The 1961 Belgian Grand Prix was a Formula One motor race held on 18 June 1961 at Spa-Francorchamps. It was race 3 of 8 in both the 1961 World Championship of Drivers and the 1961 International Cup for Formula One Manufacturers.

The organizers of the race invited 25 entries, but were only going to pay starting money to 19: sixteen pre-selected cars plus the 3 fastest of the remaining 9. Three of the cars without starting money decided not to race after practicing. A fourth entry was a single car for Cliff Allison and Henry Taylor.
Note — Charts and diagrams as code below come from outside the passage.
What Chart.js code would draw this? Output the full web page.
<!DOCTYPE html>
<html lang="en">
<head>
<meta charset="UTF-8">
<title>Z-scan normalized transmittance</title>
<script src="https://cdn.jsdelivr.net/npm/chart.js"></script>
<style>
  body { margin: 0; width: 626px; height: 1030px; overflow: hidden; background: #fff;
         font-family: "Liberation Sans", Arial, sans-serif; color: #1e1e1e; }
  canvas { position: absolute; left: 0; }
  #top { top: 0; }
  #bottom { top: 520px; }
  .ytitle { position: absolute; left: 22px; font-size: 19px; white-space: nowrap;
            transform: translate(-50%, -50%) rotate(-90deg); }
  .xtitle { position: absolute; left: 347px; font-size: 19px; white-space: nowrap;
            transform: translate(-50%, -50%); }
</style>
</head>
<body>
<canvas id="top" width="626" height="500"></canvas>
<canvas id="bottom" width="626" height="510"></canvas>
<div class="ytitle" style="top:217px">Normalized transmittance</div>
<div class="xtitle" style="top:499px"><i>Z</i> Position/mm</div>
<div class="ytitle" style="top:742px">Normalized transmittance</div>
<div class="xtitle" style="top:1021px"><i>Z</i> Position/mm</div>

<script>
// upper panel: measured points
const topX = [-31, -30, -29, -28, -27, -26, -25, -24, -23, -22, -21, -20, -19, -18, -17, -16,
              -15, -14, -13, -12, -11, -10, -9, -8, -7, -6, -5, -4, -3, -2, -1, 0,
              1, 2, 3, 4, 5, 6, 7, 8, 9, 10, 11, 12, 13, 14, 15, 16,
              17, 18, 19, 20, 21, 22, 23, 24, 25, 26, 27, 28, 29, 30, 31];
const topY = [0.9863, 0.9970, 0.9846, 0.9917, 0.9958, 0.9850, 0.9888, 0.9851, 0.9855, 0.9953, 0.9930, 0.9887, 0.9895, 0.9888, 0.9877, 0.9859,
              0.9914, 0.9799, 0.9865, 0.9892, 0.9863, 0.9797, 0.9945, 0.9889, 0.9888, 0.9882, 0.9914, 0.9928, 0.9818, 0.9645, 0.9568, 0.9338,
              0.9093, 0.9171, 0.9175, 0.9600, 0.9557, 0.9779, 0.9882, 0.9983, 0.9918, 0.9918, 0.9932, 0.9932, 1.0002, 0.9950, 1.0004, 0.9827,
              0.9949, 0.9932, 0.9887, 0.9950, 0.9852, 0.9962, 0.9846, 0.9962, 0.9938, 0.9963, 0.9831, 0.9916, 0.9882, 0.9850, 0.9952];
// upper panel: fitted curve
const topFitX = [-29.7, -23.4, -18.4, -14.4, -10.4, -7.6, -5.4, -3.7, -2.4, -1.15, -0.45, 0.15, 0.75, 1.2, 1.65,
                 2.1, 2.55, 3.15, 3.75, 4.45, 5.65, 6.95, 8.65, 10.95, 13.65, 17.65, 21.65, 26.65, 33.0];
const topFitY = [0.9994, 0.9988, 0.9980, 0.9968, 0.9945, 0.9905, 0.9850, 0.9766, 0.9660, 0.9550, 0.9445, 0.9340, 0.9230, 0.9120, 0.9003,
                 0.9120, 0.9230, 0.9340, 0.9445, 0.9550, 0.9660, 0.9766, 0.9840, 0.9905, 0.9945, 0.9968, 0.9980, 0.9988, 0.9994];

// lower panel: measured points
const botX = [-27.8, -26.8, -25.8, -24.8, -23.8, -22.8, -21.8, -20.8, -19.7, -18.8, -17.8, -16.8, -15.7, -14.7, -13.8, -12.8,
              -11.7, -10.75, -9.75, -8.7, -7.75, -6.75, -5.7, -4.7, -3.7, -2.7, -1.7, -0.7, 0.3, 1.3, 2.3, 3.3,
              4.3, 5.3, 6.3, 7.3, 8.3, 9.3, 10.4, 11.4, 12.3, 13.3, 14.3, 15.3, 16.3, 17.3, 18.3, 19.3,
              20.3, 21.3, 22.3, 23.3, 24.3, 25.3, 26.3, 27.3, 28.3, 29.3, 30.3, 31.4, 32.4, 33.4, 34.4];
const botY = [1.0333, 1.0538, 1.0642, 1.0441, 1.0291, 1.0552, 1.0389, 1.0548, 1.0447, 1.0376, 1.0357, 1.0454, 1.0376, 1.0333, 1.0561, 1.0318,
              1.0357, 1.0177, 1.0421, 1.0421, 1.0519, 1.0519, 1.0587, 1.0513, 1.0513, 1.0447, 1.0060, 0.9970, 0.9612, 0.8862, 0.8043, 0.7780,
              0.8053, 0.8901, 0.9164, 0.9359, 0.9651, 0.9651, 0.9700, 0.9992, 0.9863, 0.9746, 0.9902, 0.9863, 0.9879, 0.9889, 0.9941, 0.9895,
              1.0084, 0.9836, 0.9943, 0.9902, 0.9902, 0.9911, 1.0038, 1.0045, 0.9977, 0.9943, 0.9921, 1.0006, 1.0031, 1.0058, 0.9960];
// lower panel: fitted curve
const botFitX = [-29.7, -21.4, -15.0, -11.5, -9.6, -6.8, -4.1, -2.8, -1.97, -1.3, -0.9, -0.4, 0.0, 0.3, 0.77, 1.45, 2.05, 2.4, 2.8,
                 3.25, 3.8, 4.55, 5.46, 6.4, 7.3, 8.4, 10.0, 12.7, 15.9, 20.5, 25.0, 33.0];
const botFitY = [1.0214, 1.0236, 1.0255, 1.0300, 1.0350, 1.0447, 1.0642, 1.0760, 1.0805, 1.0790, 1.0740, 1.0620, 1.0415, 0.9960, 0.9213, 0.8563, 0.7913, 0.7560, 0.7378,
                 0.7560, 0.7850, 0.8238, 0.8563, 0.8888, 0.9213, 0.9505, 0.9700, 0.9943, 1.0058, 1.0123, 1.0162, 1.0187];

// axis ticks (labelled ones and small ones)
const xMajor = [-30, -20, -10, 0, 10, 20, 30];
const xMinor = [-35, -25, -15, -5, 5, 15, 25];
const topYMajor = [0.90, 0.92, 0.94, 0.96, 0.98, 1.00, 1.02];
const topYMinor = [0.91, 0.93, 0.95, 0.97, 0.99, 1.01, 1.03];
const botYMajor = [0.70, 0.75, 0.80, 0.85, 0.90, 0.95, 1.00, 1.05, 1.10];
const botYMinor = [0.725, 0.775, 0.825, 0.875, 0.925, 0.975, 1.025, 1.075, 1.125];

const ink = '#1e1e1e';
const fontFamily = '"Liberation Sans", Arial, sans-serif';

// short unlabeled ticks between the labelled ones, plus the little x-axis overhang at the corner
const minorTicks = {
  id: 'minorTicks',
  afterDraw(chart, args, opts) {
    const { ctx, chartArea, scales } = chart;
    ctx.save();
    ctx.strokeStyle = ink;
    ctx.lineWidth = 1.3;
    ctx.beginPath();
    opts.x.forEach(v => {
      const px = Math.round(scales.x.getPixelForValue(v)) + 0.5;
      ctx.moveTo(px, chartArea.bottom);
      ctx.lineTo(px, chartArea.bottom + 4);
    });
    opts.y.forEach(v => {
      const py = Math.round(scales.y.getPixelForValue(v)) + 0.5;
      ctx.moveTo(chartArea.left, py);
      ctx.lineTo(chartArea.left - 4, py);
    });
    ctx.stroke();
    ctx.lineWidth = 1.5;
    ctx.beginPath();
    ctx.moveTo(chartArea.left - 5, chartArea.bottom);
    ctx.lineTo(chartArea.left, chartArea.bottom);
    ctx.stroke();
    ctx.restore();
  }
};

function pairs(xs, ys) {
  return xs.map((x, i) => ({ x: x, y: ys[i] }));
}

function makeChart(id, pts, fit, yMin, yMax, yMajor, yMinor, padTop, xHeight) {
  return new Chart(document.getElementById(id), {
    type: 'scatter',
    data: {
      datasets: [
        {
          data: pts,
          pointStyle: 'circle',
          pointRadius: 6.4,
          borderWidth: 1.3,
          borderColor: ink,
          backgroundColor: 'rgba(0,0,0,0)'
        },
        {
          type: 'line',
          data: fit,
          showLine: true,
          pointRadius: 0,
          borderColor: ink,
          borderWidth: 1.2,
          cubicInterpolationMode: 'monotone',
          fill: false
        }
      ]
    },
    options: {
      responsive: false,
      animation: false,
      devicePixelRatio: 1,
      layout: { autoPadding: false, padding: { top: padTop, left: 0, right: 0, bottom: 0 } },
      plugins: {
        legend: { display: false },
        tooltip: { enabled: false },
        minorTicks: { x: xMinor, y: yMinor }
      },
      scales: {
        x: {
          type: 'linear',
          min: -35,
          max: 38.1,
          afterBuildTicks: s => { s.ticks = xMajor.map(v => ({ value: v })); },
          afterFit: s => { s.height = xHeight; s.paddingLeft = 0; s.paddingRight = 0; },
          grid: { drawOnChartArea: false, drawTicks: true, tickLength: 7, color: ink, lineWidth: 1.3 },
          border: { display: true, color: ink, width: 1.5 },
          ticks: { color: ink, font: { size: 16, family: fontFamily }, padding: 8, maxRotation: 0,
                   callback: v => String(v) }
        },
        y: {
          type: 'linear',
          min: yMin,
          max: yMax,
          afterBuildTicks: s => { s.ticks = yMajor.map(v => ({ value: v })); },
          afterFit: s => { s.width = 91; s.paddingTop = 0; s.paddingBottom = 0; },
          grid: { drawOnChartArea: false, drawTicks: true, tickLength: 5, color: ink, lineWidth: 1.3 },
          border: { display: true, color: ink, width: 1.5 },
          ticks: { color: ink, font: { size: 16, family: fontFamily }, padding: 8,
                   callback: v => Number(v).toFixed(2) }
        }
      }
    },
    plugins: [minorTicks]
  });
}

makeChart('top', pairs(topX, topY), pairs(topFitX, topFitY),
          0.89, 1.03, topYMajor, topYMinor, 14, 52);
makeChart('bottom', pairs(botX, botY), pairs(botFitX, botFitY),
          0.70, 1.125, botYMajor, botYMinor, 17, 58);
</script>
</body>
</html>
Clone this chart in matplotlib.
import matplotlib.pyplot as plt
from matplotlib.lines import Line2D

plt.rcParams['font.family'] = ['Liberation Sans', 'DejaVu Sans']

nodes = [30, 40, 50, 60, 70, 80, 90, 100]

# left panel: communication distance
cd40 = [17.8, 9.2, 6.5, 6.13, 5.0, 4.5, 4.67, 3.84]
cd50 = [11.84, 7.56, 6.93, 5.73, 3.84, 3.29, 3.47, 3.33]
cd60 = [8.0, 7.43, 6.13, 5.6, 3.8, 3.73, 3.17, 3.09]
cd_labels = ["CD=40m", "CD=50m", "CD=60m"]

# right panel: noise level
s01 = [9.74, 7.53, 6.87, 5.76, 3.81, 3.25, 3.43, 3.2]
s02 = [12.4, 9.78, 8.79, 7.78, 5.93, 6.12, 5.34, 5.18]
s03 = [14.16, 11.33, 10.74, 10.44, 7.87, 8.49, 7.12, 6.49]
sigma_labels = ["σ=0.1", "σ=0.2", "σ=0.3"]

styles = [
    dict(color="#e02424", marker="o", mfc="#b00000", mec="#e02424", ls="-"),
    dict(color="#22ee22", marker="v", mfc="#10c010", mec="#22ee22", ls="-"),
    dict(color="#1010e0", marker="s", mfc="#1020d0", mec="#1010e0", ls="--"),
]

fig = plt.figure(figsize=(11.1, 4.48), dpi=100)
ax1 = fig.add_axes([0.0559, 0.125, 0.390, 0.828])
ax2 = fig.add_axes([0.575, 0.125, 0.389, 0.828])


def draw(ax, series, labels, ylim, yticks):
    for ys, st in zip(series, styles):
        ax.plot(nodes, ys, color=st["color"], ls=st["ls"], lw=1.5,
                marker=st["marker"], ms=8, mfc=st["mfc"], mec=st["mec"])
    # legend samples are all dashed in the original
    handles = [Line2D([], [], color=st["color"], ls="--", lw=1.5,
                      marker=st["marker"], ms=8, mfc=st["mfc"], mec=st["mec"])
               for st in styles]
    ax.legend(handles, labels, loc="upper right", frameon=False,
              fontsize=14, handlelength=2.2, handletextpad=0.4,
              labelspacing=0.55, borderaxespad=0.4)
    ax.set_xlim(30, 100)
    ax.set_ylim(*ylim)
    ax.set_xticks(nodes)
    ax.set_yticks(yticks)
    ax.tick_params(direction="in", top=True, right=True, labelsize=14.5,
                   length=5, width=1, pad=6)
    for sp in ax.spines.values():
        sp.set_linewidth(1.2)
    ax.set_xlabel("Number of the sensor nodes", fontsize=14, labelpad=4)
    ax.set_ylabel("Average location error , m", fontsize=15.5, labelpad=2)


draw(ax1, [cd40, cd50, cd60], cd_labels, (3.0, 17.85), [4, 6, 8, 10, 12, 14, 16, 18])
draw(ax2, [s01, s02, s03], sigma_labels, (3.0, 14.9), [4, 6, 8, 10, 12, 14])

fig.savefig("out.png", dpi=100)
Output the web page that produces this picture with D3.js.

UDT Laystall decided to let the fastest driver in practice compete, but Allison wrecked the car on his first practice lap. The Emeryson cars were also discarded by Equipe Nationale Belge after discovering terminal chassis damage on one of them, although Willy Mairesse gained the use of a Team Lotus spare machine to post a better time on Saturday. The team eventually reached a deal for Mairesse and Lucien Bianchi to compete in the race with the older, yet proven, Lotus 18s of non-starters Marsh and Seidel. 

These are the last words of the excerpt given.